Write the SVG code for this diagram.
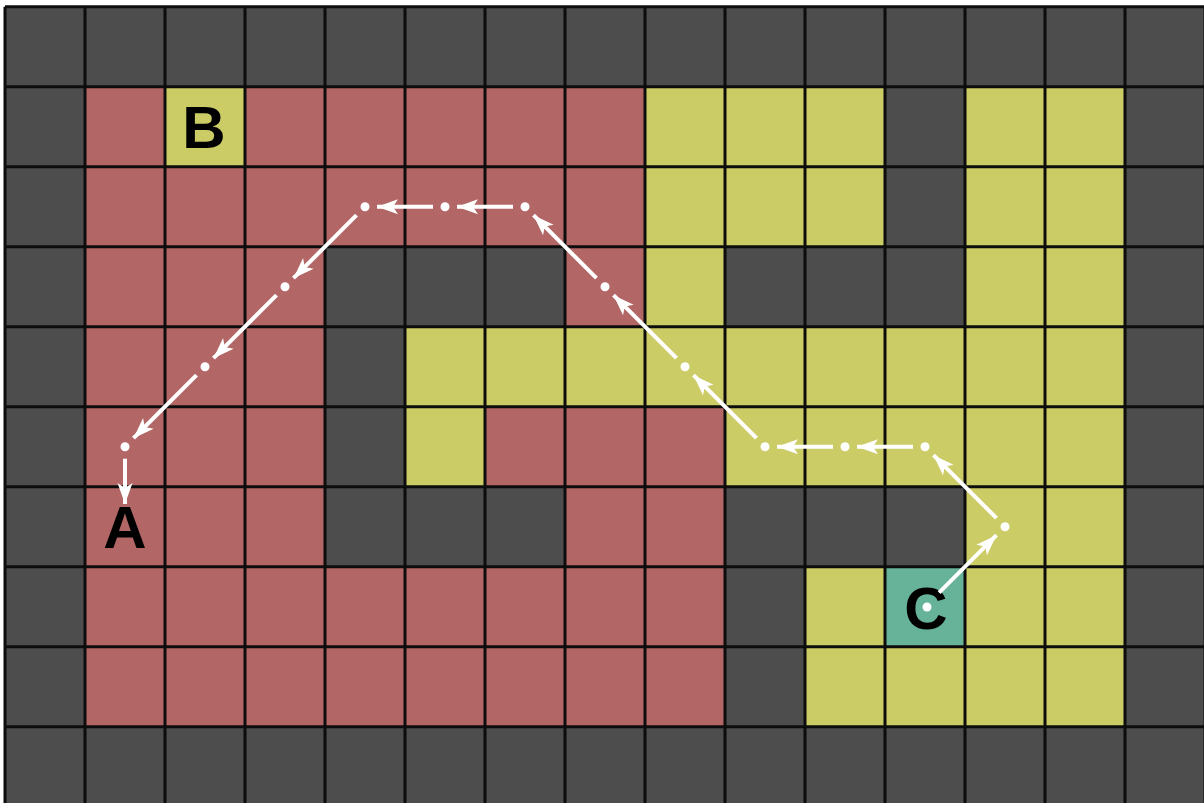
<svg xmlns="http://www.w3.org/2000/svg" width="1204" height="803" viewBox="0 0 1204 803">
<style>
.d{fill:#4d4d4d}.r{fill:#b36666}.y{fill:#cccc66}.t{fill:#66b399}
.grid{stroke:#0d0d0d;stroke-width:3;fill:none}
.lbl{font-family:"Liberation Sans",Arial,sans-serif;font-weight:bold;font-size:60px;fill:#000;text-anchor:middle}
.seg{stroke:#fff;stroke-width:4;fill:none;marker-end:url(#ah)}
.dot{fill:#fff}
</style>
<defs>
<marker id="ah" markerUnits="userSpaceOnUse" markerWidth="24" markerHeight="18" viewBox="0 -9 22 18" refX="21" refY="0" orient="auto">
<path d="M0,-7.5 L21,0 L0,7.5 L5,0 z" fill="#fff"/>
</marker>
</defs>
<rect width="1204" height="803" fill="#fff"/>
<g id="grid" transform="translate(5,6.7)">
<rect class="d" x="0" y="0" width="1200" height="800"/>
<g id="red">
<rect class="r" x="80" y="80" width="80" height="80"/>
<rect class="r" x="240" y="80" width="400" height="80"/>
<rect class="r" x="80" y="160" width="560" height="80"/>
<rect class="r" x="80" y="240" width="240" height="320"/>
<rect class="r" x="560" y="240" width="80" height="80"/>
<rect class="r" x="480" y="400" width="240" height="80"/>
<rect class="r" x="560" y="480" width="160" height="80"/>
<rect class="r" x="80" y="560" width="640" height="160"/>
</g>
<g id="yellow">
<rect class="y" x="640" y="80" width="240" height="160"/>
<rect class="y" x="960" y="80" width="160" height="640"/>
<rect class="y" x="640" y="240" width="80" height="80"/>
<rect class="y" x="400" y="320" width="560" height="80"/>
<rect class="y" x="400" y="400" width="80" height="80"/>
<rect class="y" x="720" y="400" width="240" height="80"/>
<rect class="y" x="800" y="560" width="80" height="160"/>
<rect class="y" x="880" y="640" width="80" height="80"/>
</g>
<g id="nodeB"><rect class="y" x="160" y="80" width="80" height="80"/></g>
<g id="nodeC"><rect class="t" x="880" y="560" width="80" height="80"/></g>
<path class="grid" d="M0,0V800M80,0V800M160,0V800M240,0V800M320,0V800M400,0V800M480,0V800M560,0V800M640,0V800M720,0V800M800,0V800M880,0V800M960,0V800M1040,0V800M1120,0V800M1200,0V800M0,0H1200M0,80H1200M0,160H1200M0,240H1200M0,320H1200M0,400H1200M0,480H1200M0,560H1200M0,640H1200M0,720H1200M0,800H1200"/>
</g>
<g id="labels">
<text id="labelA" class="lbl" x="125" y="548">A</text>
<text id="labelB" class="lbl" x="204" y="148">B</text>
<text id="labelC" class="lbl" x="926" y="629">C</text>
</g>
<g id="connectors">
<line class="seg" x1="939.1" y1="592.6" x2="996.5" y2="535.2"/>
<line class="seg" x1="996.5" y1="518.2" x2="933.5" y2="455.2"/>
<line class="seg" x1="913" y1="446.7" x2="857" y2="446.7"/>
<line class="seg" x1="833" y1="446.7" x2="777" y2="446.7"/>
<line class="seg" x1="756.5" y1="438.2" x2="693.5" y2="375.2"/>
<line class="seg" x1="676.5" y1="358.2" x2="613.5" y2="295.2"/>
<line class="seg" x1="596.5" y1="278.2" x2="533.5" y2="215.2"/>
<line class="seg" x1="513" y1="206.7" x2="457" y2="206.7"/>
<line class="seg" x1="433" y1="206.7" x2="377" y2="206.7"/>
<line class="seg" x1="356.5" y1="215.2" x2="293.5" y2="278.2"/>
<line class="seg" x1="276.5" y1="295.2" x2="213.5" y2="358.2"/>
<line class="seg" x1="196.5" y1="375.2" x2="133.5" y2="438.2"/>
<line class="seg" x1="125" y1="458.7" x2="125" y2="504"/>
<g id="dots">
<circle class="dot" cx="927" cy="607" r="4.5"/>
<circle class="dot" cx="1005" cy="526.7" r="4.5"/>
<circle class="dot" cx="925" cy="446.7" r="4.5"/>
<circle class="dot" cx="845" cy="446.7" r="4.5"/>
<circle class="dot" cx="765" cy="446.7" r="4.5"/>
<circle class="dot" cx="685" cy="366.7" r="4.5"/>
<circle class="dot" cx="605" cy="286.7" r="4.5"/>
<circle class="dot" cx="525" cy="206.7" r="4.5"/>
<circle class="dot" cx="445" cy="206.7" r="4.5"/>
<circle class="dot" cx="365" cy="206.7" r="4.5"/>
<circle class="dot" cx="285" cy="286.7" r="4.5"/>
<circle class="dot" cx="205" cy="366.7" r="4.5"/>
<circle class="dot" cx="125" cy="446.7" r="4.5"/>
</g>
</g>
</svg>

================

→ **Exercise prompt**
Repeat the material above in full and unchanged, minus its images.

→ **Exercise answer**
Write the SVG code for this diagram.
<svg xmlns="http://www.w3.org/2000/svg" width="1204" height="803" viewBox="0 0 1204 803">
<style>
.d{fill:#4d4d4d}.r{fill:#b36666}.y{fill:#cccc66}.t{fill:#66b399}
.grid{stroke:#0d0d0d;stroke-width:3;fill:none}
.lbl{font-family:"Liberation Sans",Arial,sans-serif;font-weight:bold;font-size:60px;fill:#000;text-anchor:middle}
.seg{stroke:#fff;stroke-width:4;fill:none;marker-end:url(#ah)}
.dot{fill:#fff}
</style>
<defs>
<marker id="ah" markerUnits="userSpaceOnUse" markerWidth="24" markerHeight="18" viewBox="0 -9 22 18" refX="21" refY="0" orient="auto">
<path d="M0,-7.5 L21,0 L0,7.5 L5,0 z" fill="#fff"/>
</marker>
</defs>
<rect width="1204" height="803" fill="#fff"/>
<g id="grid" transform="translate(5,6.7)">
<rect class="d" x="0" y="0" width="1200" height="800"/>
<g id="red">
<rect class="r" x="80" y="80" width="80" height="80"/>
<rect class="r" x="240" y="80" width="400" height="80"/>
<rect class="r" x="80" y="160" width="560" height="80"/>
<rect class="r" x="80" y="240" width="240" height="320"/>
<rect class="r" x="560" y="240" width="80" height="80"/>
<rect class="r" x="480" y="400" width="240" height="80"/>
<rect class="r" x="560" y="480" width="160" height="80"/>
<rect class="r" x="80" y="560" width="640" height="160"/>
</g>
<g id="yellow">
<rect class="y" x="640" y="80" width="240" height="160"/>
<rect class="y" x="960" y="80" width="160" height="640"/>
<rect class="y" x="640" y="240" width="80" height="80"/>
<rect class="y" x="400" y="320" width="560" height="80"/>
<rect class="y" x="400" y="400" width="80" height="80"/>
<rect class="y" x="720" y="400" width="240" height="80"/>
<rect class="y" x="800" y="560" width="80" height="160"/>
<rect class="y" x="880" y="640" width="80" height="80"/>
</g>
<g id="nodeB"><rect class="y" x="160" y="80" width="80" height="80"/></g>
<g id="nodeC"><rect class="t" x="880" y="560" width="80" height="80"/></g>
<path class="grid" d="M0,0V800M80,0V800M160,0V800M240,0V800M320,0V800M400,0V800M480,0V800M560,0V800M640,0V800M720,0V800M800,0V800M880,0V800M960,0V800M1040,0V800M1120,0V800M1200,0V800M0,0H1200M0,80H1200M0,160H1200M0,240H1200M0,320H1200M0,400H1200M0,480H1200M0,560H1200M0,640H1200M0,720H1200M0,800H1200"/>
</g>
<g id="labels">
<text id="labelA" class="lbl" x="125" y="548">A</text>
<text id="labelB" class="lbl" x="204" y="148">B</text>
<text id="labelC" class="lbl" x="926" y="629">C</text>
</g>
<g id="connectors">
<line class="seg" x1="939.1" y1="592.6" x2="996.5" y2="535.2"/>
<line class="seg" x1="996.5" y1="518.2" x2="933.5" y2="455.2"/>
<line class="seg" x1="913" y1="446.7" x2="857" y2="446.7"/>
<line class="seg" x1="833" y1="446.7" x2="777" y2="446.7"/>
<line class="seg" x1="756.5" y1="438.2" x2="693.5" y2="375.2"/>
<line class="seg" x1="676.5" y1="358.2" x2="613.5" y2="295.2"/>
<line class="seg" x1="596.5" y1="278.2" x2="533.5" y2="215.2"/>
<line class="seg" x1="513" y1="206.7" x2="457" y2="206.7"/>
<line class="seg" x1="433" y1="206.7" x2="377" y2="206.7"/>
<line class="seg" x1="356.5" y1="215.2" x2="293.5" y2="278.2"/>
<line class="seg" x1="276.5" y1="295.2" x2="213.5" y2="358.2"/>
<line class="seg" x1="196.5" y1="375.2" x2="133.5" y2="438.2"/>
<line class="seg" x1="125" y1="458.7" x2="125" y2="504"/>
<g id="dots">
<circle class="dot" cx="927" cy="607" r="4.5"/>
<circle class="dot" cx="1005" cy="526.7" r="4.5"/>
<circle class="dot" cx="925" cy="446.7" r="4.5"/>
<circle class="dot" cx="845" cy="446.7" r="4.5"/>
<circle class="dot" cx="765" cy="446.7" r="4.5"/>
<circle class="dot" cx="685" cy="366.7" r="4.5"/>
<circle class="dot" cx="605" cy="286.7" r="4.5"/>
<circle class="dot" cx="525" cy="206.7" r="4.5"/>
<circle class="dot" cx="445" cy="206.7" r="4.5"/>
<circle class="dot" cx="365" cy="206.7" r="4.5"/>
<circle class="dot" cx="285" cy="286.7" r="4.5"/>
<circle class="dot" cx="205" cy="366.7" r="4.5"/>
<circle class="dot" cx="125" cy="446.7" r="4.5"/>
</g>
</g>
</svg>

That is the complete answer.